President Koroma’s much anticipated National Drug Control Act was finally tabled in Parliament yesterday, but was never read or debated.
The Bill was sent under the certificate of urgency, signed by President Koroma, which reads: “I hereby certify, in terms of standing order 62 of the standing orders of the Sierra Leone Parliament that the Bill entitled: The National Drug Control Act 2008 requires urgent passage by the Honourable House.”
There was initially confusion amongst parliamentarians when the proposed Bill was laid on the table by Attorney General and Minister of Justice Abdul Serry Kamal, as some members of Parliament asked for procedures to be followed because they did not know what was before them.
It was the deputy majority leader and acting Leader of the House and Government Business, Hon Sheku Badara Bashiru Dumbuya, who rose to state that whenever a paper was laid in parliament, its contents have to be explained to MPs.

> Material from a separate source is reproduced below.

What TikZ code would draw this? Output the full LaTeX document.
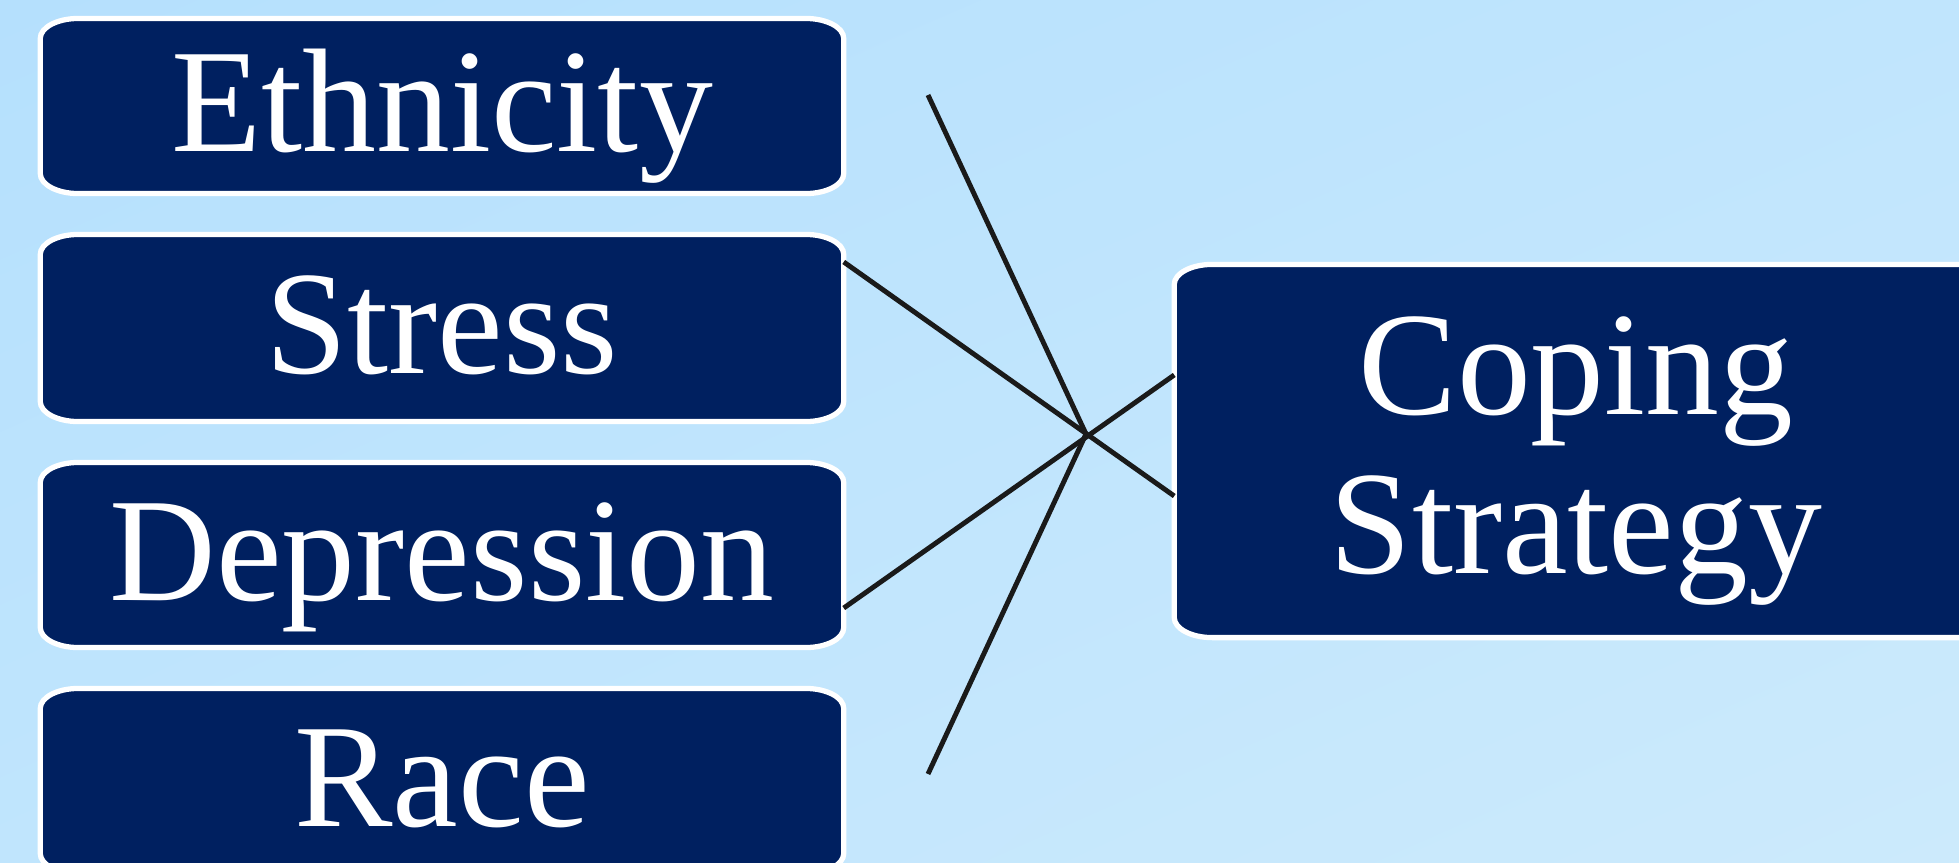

Considering that the President sent the Bill to Parliament with a certificate of urgency, the Bill needed no further delay as it should be debated. Yet after Parliament failed to even have a seating last Thursday, the reading of the Bill was again delayed Tuesday.
Standing order 62 of Parliament stipulates that: Bills covered by certificate of urgency notwithstanding anything in any standing order, when a certificate of urgency signed by the President in respect of a proposed bill has been laid upon the table by a minister, the bill to which the certificate relates may be introduced forthwith and provided that copies are available to members, may be proceeded with all its stages and parliament shall not be counted out or adjourned (except upon a motion made by a minister or the majority party leader of the House) until such a bill has been read the third time.
However, a first or second reading did not happen yesterday with the Bill (much less a third reading) – despite the certificate of urgency sent by the President. The Bill was just laid and was later announced by Hon Sheku Badara Dumbuya that the Bill was expected to be discussed at the pre-legislative meeting, which he said was subject to confirmation.
The much discussed drug law then has to be discussed first at the pre-legislative committee where it will be properly re-adjusted if possible before it is tabled before the House.
But following the shaky procedures in parliament, one may pose the question: Was this the proper parliamentary way to treat the National Drug Control Act?